The central bank cautioned that the proportion of the most at-risk group of borrowers (loan-to-income ratios that surpass 450 per cent) out of the total number of high-ratio mortgages is growing. In the Toronto area, the proportion climbed to 49 per cent in the third quarter from 41 per cent a year earlier while rising to 39 per cent from 37 per cent in and around Vancouver.

B.C.'s loan program will target those applying for these high-ratio mortgages and match up to a maximum of 5 per cent of the purchase price so that they can afford a down payment.

"Owning the place where you live is part of what being a Canadian is all about," Ms. Clark said at a news conference outside a new town home development in Cloverdale, a 45-minute drive southeast of Vancouver.

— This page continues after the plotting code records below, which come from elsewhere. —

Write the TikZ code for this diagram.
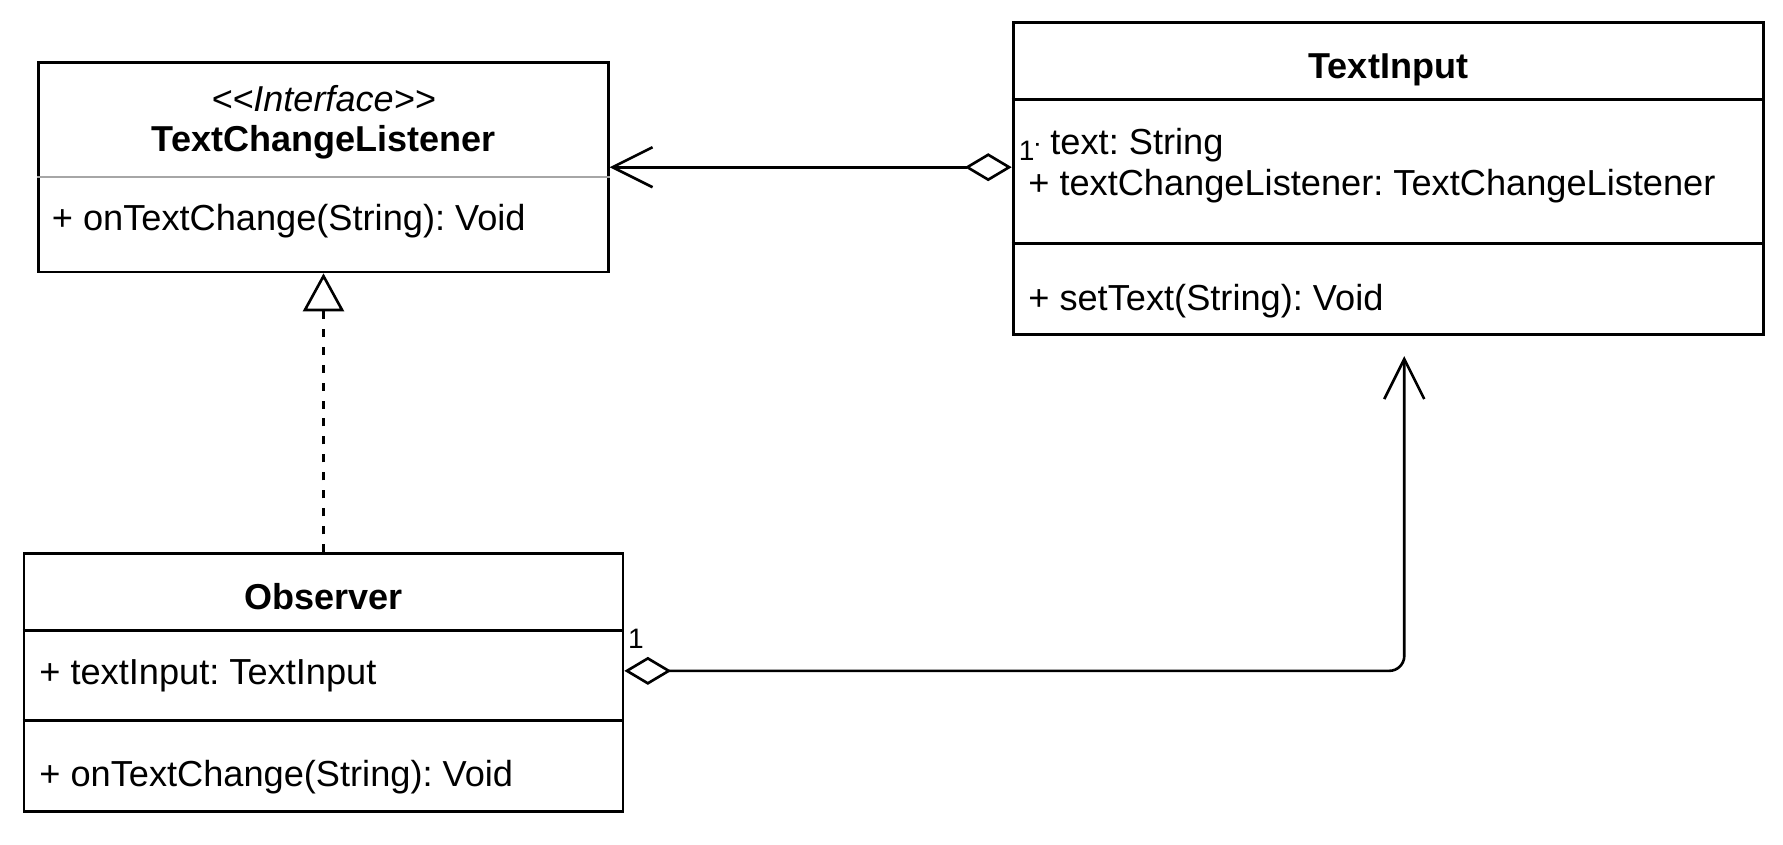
\documentclass[tikz,border=0pt]{standalone}
\usepackage{fontspec}
\setmainfont{Liberation Sans}
\usetikzlibrary{arrows.meta, positioning, calc}
\frenchspacing

\begin{document}
\begin{tikzpicture}[
    x=0.02cm, y=-0.02cm,
    % Class styles
    classbox/.style={rectangle, draw=black, line width=1.6pt, inner sep=0pt},
    sepline/.style={line width=1.6pt},
    ifsepline/.style={line width=1.6pt, draw=gray!70},
    clstitle/.style={font=\fontsize{20.5}{24}\selectfont\bfseries, inner sep=0pt},
    stereo/.style={font=\fontsize{20.5}{24}\selectfont\itshape, inner sep=0pt},
    member/.style={font=\fontsize{20.6}{24}\selectfont, anchor=west, inner sep=0pt, text height=0.72em, text depth=0.21em},
    mult/.style={font=\fontsize{16}{18}\selectfont, inner sep=1pt, fill=white},
    % Arrow styles
    assoc/.style={line width=1.5pt, {Diamond[open, length=0.94cm, width=0.56cm]}-{Straight Barb[length=0.8cm, width=0.8cm]}},
    realize/.style={line width=1.5pt, dash pattern=on 0.16cm off 0.2cm, -{Triangle[open, length=0.76cm, width=0.82cm]}},
]
\useasboundingbox (0,0) rectangle (1783,845);

% Interface
\node[classbox, minimum width=11.39cm, minimum height=4.19cm] (lis) at (323.5,167.2) {};
\node[stereo] (lisstereo) at (323.5,99) {<\kern0pt<Interface>\kern0pt>};
\node[clstitle] (listitle) at (323.5,142) {TextChangeListener};
\draw[ifsepline] ([yshift=-2.32cm]lis.north west) -- ([yshift=-2.32cm]lis.north east);
\node[member] (lisop) at (51.5,226) {+ onTextChange(String): Void};

% TextInput
\node[classbox, minimum width=15.01cm, minimum height=6.23cm] (tin) at (1388.3,178.5) {};
\node[clstitle] (tintitle) at (1388.3,69.5) {TextInput};
\draw[sepline] ([yshift=-1.57cm]tin.north west) -- ([yshift=-1.57cm]tin.north east);
\draw[sepline] ([yshift=-4.436cm]tin.north west) -- ([yshift=-4.436cm]tin.north east);
\node[member] (tintext) at (1028,150) {- text: String};
\node[member] (tinlis) at (1028,191) {+ textChangeListener: TextChangeListener};
\node[member] (tinset) at (1028,306) {+ setText(String): Void};

% Observer
\node[classbox, minimum width=11.98cm, minimum height=5.16cm] (obs) at (323.5,682.85) {};
\node[clstitle] (obstitle) at (323.5,597) {Observer};
\draw[sepline] ([yshift=-1.568cm]obs.north west) -- ([yshift=-1.568cm]obs.north east);
\draw[sepline] ([yshift=-3.366cm]obs.north west) -- ([yshift=-3.366cm]obs.north east);
\node[member] (obsin) at (39,680) {+ textInput: TextInput};
\node[member] (obsop) at (39,782) {+ onTextChange(String): Void};

% Connectors
\draw[assoc] (tin.west |- lis.east) -- (lis.east);
\draw[realize] (obs.north) -- (lis.south);
\draw[assoc, rounded corners=0.3cm] ([yshift=0.24cm]obs.east) -| ([xshift=0.32cm, yshift=-0.41cm]tin.south);

% Multiplicities
\node[mult, anchor=base east] (multtin) at (1036.5,160) {1};
\node[mult, anchor=base west, fill=none] (multobs) at (626,648) {1};

\end{tikzpicture}
\end{document}
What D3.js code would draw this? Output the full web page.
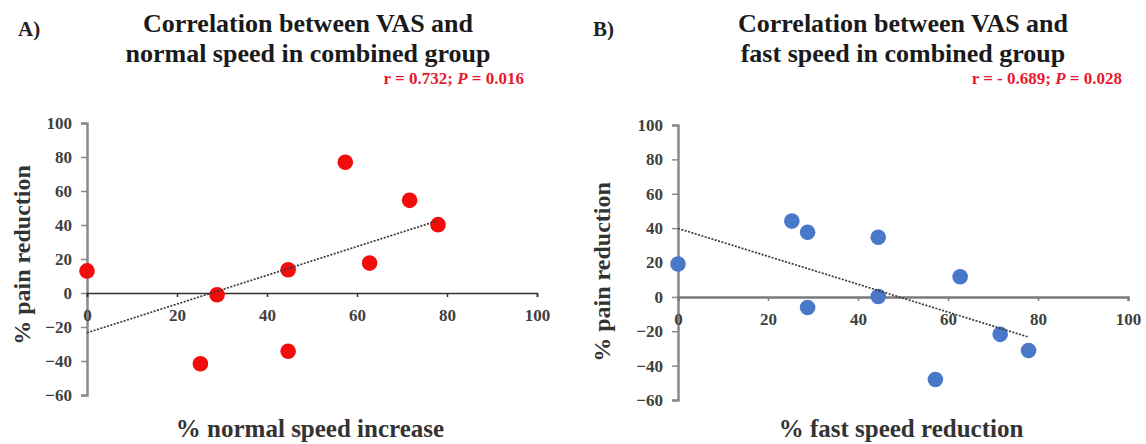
<!DOCTYPE html>
<html>
<head>
<meta charset="utf-8">
<script src="https://cdn.jsdelivr.net/npm/d3@7"></script>
<style>
  body { margin: 0; background: #fff; }
  svg { display: block; }
  text { font-family: "Liberation Serif", "Times New Roman", serif; font-weight: bold; }
</style>
</head>
<body>
<svg id="chart" width="1146" height="444"></svg>
<script>
// panel A: normal speed increase vs pain reduction
var normalX = [0, 28.9, 25.2, 44.7, 44.7, 57.4, 62.8, 71.7, 78.0];
var normalY = [13, -1, -41.6, 13.7, -34.3, 76.9, 17.6, 54.5, 40.2];

// panel B: fast speed reduction vs pain reduction
var fastX = [0, 25.3, 28.8, 28.8, 44.5, 44.5, 57.2, 62.7, 71.6, 77.9];
var fastY = [19.1, 44.1, 37.6, -6.2, 34.7, 0.2, -48.1, 11.7, -21.8, -31.2];

var xTicks = [0, 20, 40, 60, 80, 100];
var yTicks = [-60, -40, -20, 0, 20, 40, 60, 80, 100];

var titlesA = ["Correlation between VAS and", "normal speed in combined group"];
var titlesB = ["Correlation between VAS and", "fast speed in combined group"];
var statsA = ["r = 0.732; ", "P", " = 0.016"];
var statsB = ["r = - 0.689; ", "P", " = 0.028"];

var svg = d3.select("#chart");
var SERIF = "'Liberation Serif', 'Times New Roman', serif";

// least squares line, drawn from x=0 to the largest x like Excel does
function fitline(xs, ys) {
  var mx = d3.mean(xs), my = d3.mean(ys);
  var sxy = 0, sxx = 0;
  for (var i = 0; i < xs.length; i++) {
    sxy += (xs[i] - mx) * (ys[i] - my);
    sxx += (xs[i] - mx) * (xs[i] - mx);
  }
  var b = sxy / sxx, a = my - b * mx;
  var x1 = d3.max(xs);
  return [[0, a], [x1, a + b * x1]];
}

function styleticks(ax) {
  ax.attr("font-family", SERIF).attr("font-size", 17).attr("font-weight", "bold");
  ax.selectAll(".tick text").attr("fill", "#404040");
}

function panel(o) {
  var g = svg.append("g");
  var x = d3.scaleLinear().domain([0, 100]).range(o.xr);
  var y = d3.scaleLinear().domain([-60, 100]).range(o.yr);

  // panel letter + title
  g.append("text").attr("x", o.letterX).attr("y", 36)
    .style("font-size", "21px").attr("fill", "#222").text(o.letter);
  g.selectAll("text.title").data(o.titles).enter().append("text")
    .attr("class", "title")
    .attr("x", o.titleX).attr("y", function(d, i) { return 32 + i * 30; })
    .attr("text-anchor", "middle")
    .style("font-size", "26px").attr("fill", "#1a1a1a")
    .text(function(d) { return d; });

  var st = g.append("text").attr("x", o.statX).attr("y", 84)
    .attr("text-anchor", "end").style("font-size", "17px").attr("fill", "#e8182e");
  st.selectAll("tspan").data(o.stats).enter().append("tspan")
    .style("font-style", function(d, i) { return i == 1 ? "italic" : "normal"; })
    .text(function(d) { return d; });

  // y axis
  var ya = g.append("g").attr("transform", "translate(" + x(0) + ",0)")
    .call(d3.axisLeft(y).tickValues(yTicks).tickSize(6).tickPadding(9));
  ya.select(".domain").attr("stroke", "#8a8a8a").attr("stroke-width", 2.5);
  ya.selectAll(".tick line").attr("stroke", "#8a8a8a").attr("stroke-width", 1.5);
  styleticks(ya);

  // x axis sits on y = 0
  var xa = g.append("g").attr("transform", "translate(0," + y(0) + ")")
    .call(d3.axisBottom(x).tickValues(xTicks).tickSize(4).tickPadding(12));
  xa.select(".domain").attr("stroke", o.xAxisColor).attr("stroke-width", o.xAxisWidth);
  xa.selectAll(".tick line").attr("stroke", o.xAxisColor).attr("stroke-width", 1.5);
  styleticks(xa);

  // axis titles
  g.append("text")
    .attr("transform", "translate(" + o.yTitleX + "," + o.yTitleY + ") rotate(-90)")
    .attr("text-anchor", "middle").attr("dy", "0.35em")
    .style("font-size", "24px").attr("fill", "#333").text("% pain reduction");
  g.append("text").attr("x", o.xTitleX).attr("y", 437)
    .attr("text-anchor", "middle")
    .style("font-size", "25px").attr("fill", "#333").text(o.xTitle);

  // points
  var pts = o.xs.map(function(d, i) { return [d, o.ys[i]]; });
  g.selectAll("circle").data(pts).enter().append("circle")
    .attr("cx", function(d) { return x(d[0]); })
    .attr("cy", function(d) { return y(d[1]); })
    .attr("r", 7.8)
    .attr("fill", o.color);

  // dotted trend line
  var tl = fitline(o.xs, o.ys);
  g.append("path")
    .attr("d", d3.line().x(function(d) { return x(d[0]); }).y(function(d) { return y(d[1]); })(tl))
    .attr("fill", "none").attr("stroke", "#3a3a3a").attr("stroke-width", 1.7)
    .attr("stroke-dasharray", "2,1.5");
}

panel({
  xr: [87, 537], yr: [395, 123],
  letter: "A)", letterX: 18, titles: titlesA, titleX: 308, stats: statsA, statX: 524,
  xAxisColor: "#333", xAxisWidth: 1.6,
  yTitleX: 22, yTitleY: 255, xTitle: "% normal speed increase", xTitleX: 310,
  xs: normalX, ys: normalY, color: "#f20d0d"
});

panel({
  xr: [678, 1128], yr: [400, 125],
  letter: "B)", letterX: 593, titles: titlesB, titleX: 903, stats: statsB, statX: 1122,
  xAxisColor: "#7a7a7a", xAxisWidth: 2.5,
  yTitleX: 602, yTitleY: 272, xTitle: "% fast speed reduction", xTitleX: 901,
  xs: fastX, ys: fastY, color: "#4a78c8"
});
</script>
</body>
</html>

Joshua Gottlieb, an assistant professor at the University of B.C.'s Vancouver School of Economics, said the new loans are asking people to stretch themselves even further to achieve home ownership, a risky proposition if interest rates increase significantly in the future.

He called the policy a counterproductive taxpayer-funded subsidy for homeowners and developers. The roughly 15,000 new buyers a year the government estimates will take advantage of the new loans will hurt affordability further in a market constrained by a lack of supply, he said.

"The easiest way to think about it is with an analogy to a store having a sale," Prof. Gottlieb said. "If they raise all of their prices by $200 and then give you a $200 discount, are you any better off?

"That's effectively what's going on here: It's a $37,500 discount for first-time buyers so then the sellers can raise prices by however much extra those buyers are able to afford."

Canadian home sales and prices are expected to drop next year after a record-setting performance in 2016, according to the group representing the country's realtors. The Canadian Real Estate Association forecasts that residential sales nationally will decline 3.3 per cent next year while the average price slips 2.8 per cent.

The last year that Canadian sales decreased was in 2012, while the last year that the average price fell nationally was in 2008.

The B.C. housing market is likely to remain a core issue in next May's provincial election.

This year, the government has introduced a series of new policies aimed at cooling the market and addressing affordability, including a law to allow municipalities to tax vacant homes, and hundreds of millions of dollars in funding for new rental projects.

Its highest profile move has been a 15-per-cent tax on foreign home buyers that came into effect at the start of August and covered 22 communities in the Vancouver region.

Last month, despite an continuing market slowdown that started before that tax was announced, the average price of all single-family detached houses sold in the City of Vancouver exceeded $2.6-million, and $1.6-million in the Vancouver region. Those prices are considerably higher than just two years ago.

Shane Koka, a sales manager living in Surrey, B.C., said he was very happy to hear about the interest-free loan program after searching for more than two years and failing to find a two-bedroom apartment in Vancouver selling for less than $500,000.

"I'm still waiting on the market to come down, but I had gotten to the point where I pulled out [of buying] thinking 'I'll never be able to afford a home here,'" he said. "And now it's become a reality again.

"What kills me is it's from a political party I absolutely detest doing it and I know they're just buying votes, but I'll be damned it doesn't help me out."